The full license agreement does not use the term “build upon”. It does state:
“Adaptation” means a work based upon the Work, or upon the Work and other pre-existing works, such as a translation, adaptation, derivative work, arrangement of music or other alterations of a literary or artistic work, or phonogram or performance and includes cinematographic adaptations or any other form in which the Work may be recast, transformed, or adapted including in any form recognizably derived from the original, except that a work that constitutes a Collection will not be considered an Adaptation for the purpose of this License. For the avoidance of doubt, where the Work is a musical work, performance or phonogram, the synchronization of the Work in timed-relation with a moving image (”synching”) will be considered an Adaptation for the purpose of this License.

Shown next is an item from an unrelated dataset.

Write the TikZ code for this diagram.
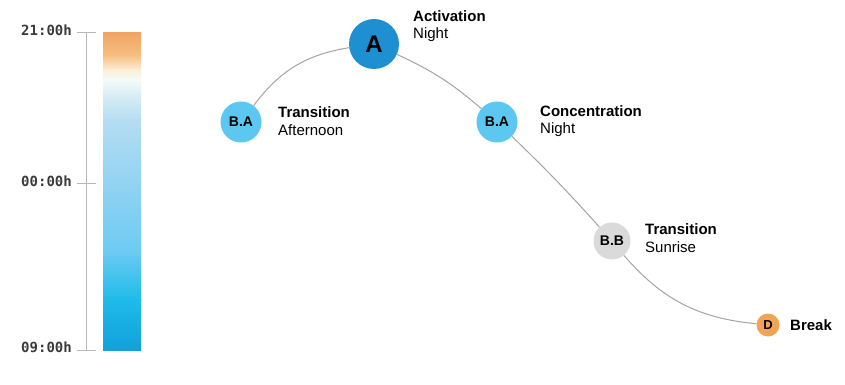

The license does not talk about software at all. But it does explicitly consider adding somebody else’s music to your own video as creating an adaptation. Combining a musical component to create an audio-visual work seems rather similar to combining a software component to create a software application. If the analogy holds up, the software application would be an adaptation that must be licensed under a Share Alike license.
The correct interpretation of the license doesn’t really matter. It clearly does not explicitly permit using the software component in a closed-source application. Therefore, I will not risk using software components licensed under CC BY SA, just like I won’t use components licensed under the GPL. Respecting other people’s licenses is simply the right thing to do. In this case, for me that means not accepting the license and not using the software.
If you develop an open source software component, do your fellow developers a favor, and choose a license that’s specifically written to license software. If you like the Creative Commons logos, here are the licenses you can choose from:
CC GPL: The original copyleft license. This one explicitly requires anyone using your softwaer component to release the source to their whole application.
CC LGPL: Slightly relaxed copyleft license. This one explicitly permits anyone to use your software component without releasing the source to their application. Only changes to the component itself need to be released as open source.
BSD: The BSD license is a very liberal open source license. It allows your software component to be used and modified without requiring the source code to the modified component, or anything its used in, to be published.